Given data
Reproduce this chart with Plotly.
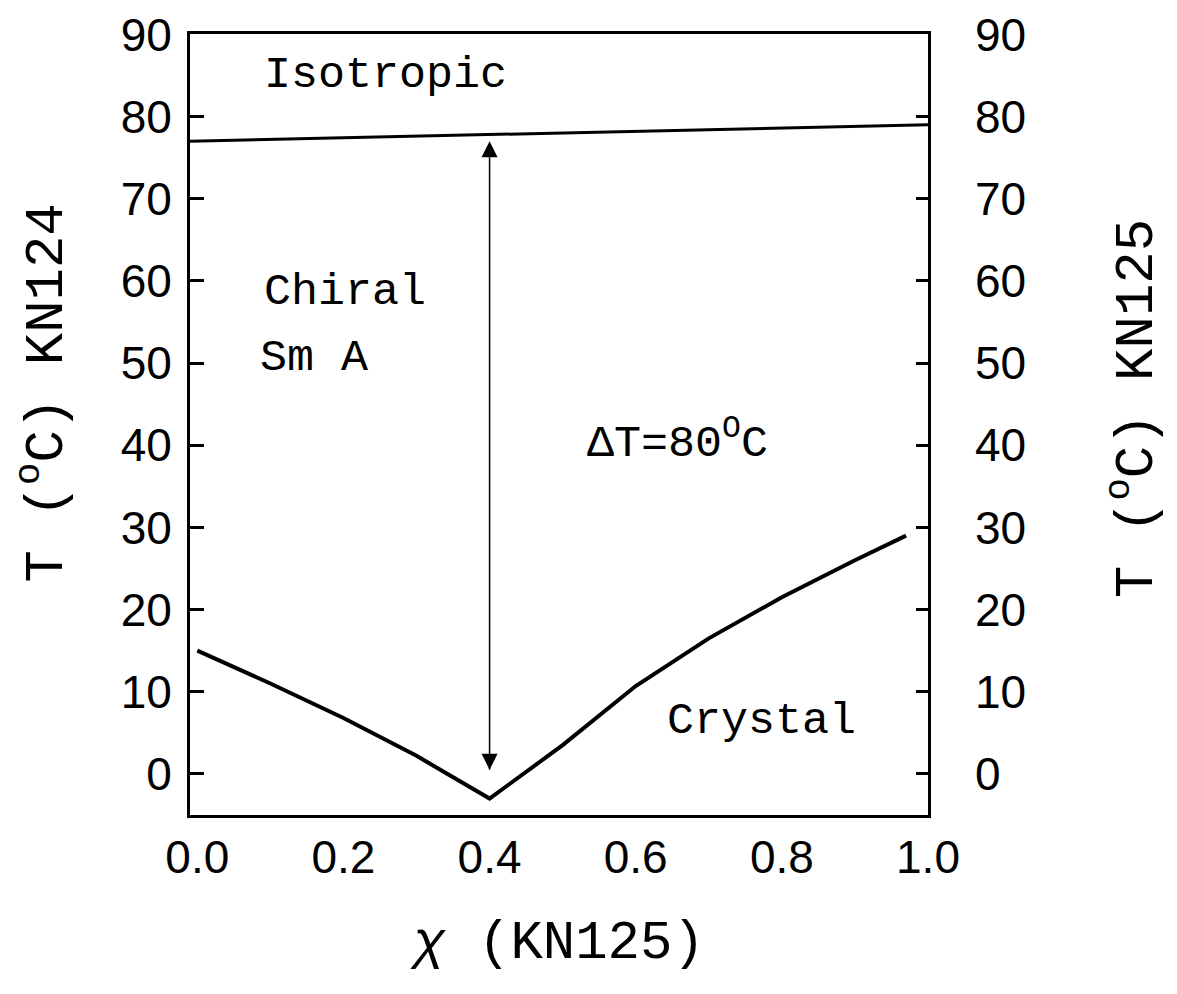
import plotly.graph_objects as go

# Phase diagram of the KN124 / KN125 binary mixture
chi_crystal = [0.0, 0.1, 0.2, 0.3, 0.40, 0.5, 0.6, 0.7, 0.8, 0.9, 0.97]
T_crystal = [15.0, 11.0, 6.8, 2.2, -3.0, 3.5, 10.7, 16.5, 21.5, 26.0, 29.0]

chi_iso = [-0.01, 1.0]
T_iso = [77.0, 79.0]

chi_gap = [0.40, 0.40]
T_gap = [0.5, 77.0]

y_ticks = [0, 10, 20, 30, 40, 50, 60, 70, 80, 90]
x_ticks = [0.0, 0.2, 0.4, 0.6, 0.8, 1.0]

X_RANGE = [-0.01, 1.0]
Y_RANGE = [-5, 90.05]

MONO = "Liberation Mono"
SANS = "Liberation Sans"
INK = "black"

fig = go.Figure()

fig.add_trace(go.Scatter(x=chi_crystal, y=T_crystal, mode="lines",
                         line=dict(color=INK, width=4), showlegend=False))
fig.add_trace(go.Scatter(x=chi_iso, y=T_iso, mode="lines",
                         line=dict(color=INK, width=3), showlegend=False))

# double-headed arrow spanning the Sm A range
fig.add_trace(go.Scatter(x=chi_gap, y=T_gap, mode="lines+markers",
                         line=dict(color=INK, width=1.5),
                         marker=dict(symbol=["arrow-down", "arrow-up"], size=16,
                                     color=INK, line=dict(width=0)),
                         showlegend=False, hoverinfo="skip"))

# invisible trace to activate the right-hand temperature axis
fig.add_trace(go.Scatter(x=[chi_iso[0]], y=[T_iso[0]], yaxis="y2", mode="lines",
                         line=dict(width=0), showlegend=False, hoverinfo="skip"))

labels = [
    ("Isotropic", 0.088, 85.0),
    ("Chiral", 0.088, 58.6),
    ("Sm A", 0.083, 50.6),
    ("\u0394T=80<sup>O</sup>C", 0.53, 40.6),
    ("Crystal", 0.64, 6.4),
]
for txt, xv, yv in labels:
    fig.add_annotation(x=xv, y=yv, xref="x", yref="y", text=txt, showarrow=False,
                       xanchor="left", yanchor="middle",
                       font=dict(family=MONO, size=45, color=INK))

title_font = dict(family=MONO, size=54, color=INK)
tick_font = dict(family=SANS, size=46, color=INK)

# temperature axis titles on both sides
fig.add_annotation(x=-0.199, y=0.54, xref="paper", yref="paper",
                   text="T (<sup>o</sup>C) KN124", textangle=-90, showarrow=False,
                   xanchor="center", yanchor="middle", font=title_font)
fig.add_annotation(x=1.278, y=0.52, xref="paper", yref="paper",
                   text="T (<sup>o</sup>C) KN125", textangle=-90, showarrow=False,
                   xanchor="center", yanchor="middle", font=title_font)

fig.update_layout(
    width=1177, height=994,
    margin=dict(l=190, r=249, t=34, b=179),
    paper_bgcolor="white", plot_bgcolor="white",
    showlegend=False,
    xaxis=dict(range=X_RANGE, tickvals=x_ticks, ticktext=[f"{v:.1f}" for v in x_ticks],
               ticks="", showgrid=False, zeroline=False, automargin=False,
               showline=True, linecolor=INK, linewidth=3, mirror=True,
               tickfont=tick_font, ticklabelstandoff=0,
               title=dict(text="<i>\u03c7</i> (KN125)", font=title_font, standoff=38)),
    yaxis=dict(range=Y_RANGE, tickvals=y_ticks, ticks="inside", ticklen=14,
               tickwidth=2.5, tickcolor=INK, showgrid=False, zeroline=False,
               automargin=False,
               showline=True, linecolor=INK, linewidth=3, mirror=True,
               tickfont=tick_font, ticklabelstandoff=6),
    yaxis2=dict(range=Y_RANGE, tickvals=y_ticks, ticks="inside", ticklen=12,
                tickwidth=2.5, tickcolor=INK, overlaying="y", side="right",
                showgrid=False, zeroline=False, showline=False, automargin=False,
                tickfont=tick_font, ticklabelstandoff=46),
)

fig.write_html("out.html")
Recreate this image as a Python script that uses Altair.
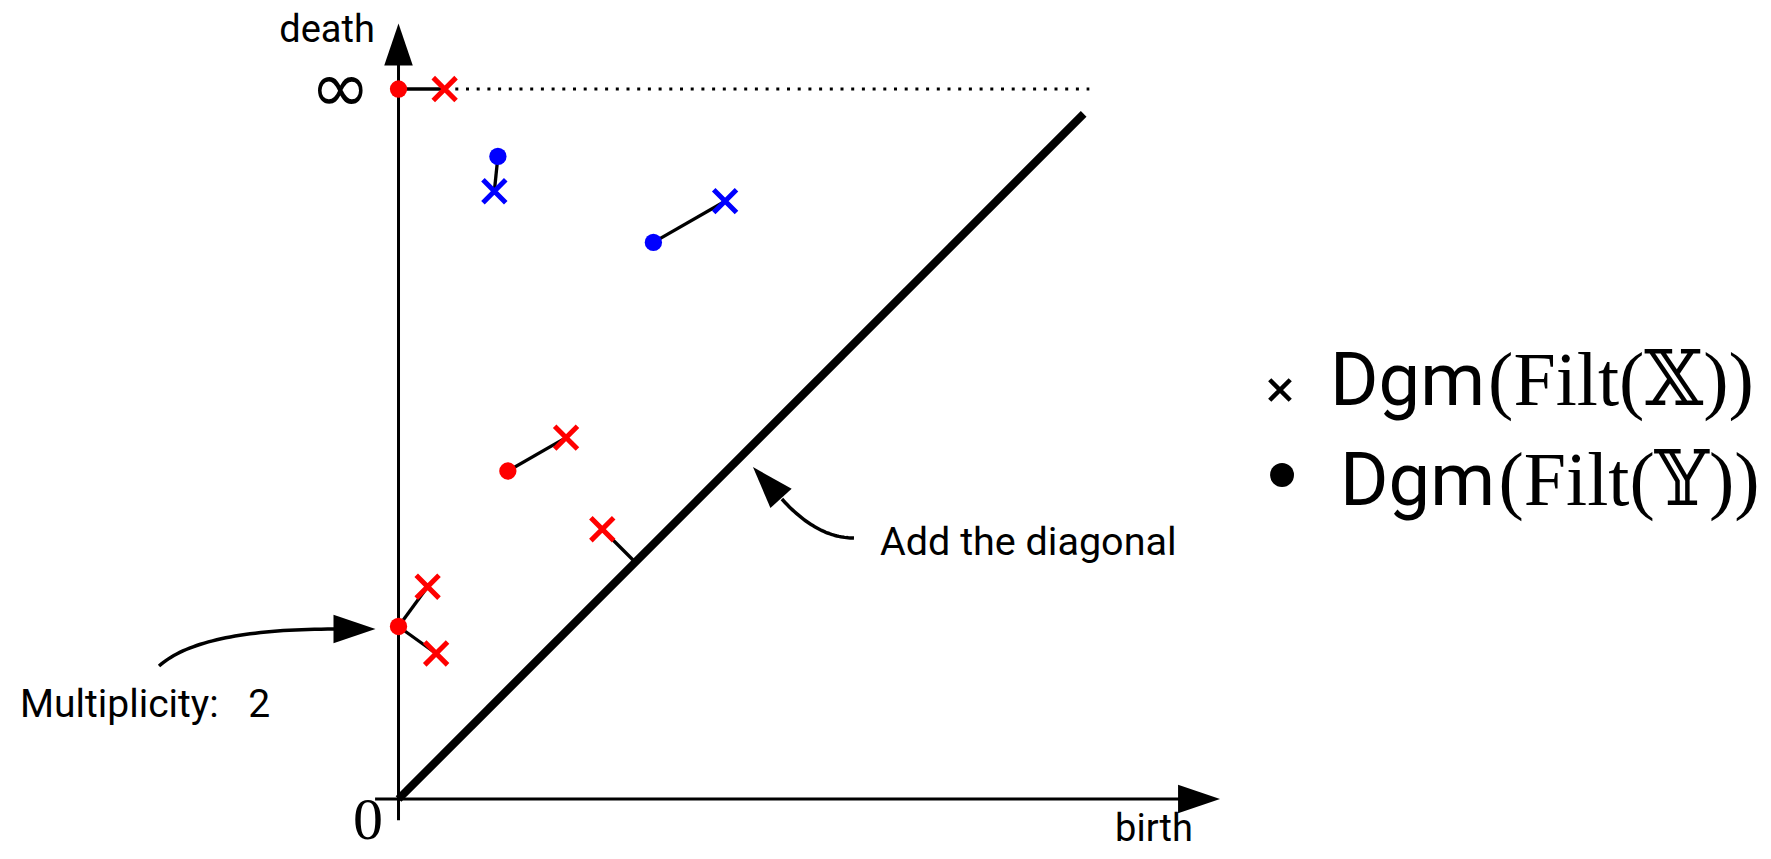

Short task
Collect the lines of the data that carry the word "this".

Answer to the problem
Reproduce this chart with Plotly.
Recreate this image as a Python script that uses Altair.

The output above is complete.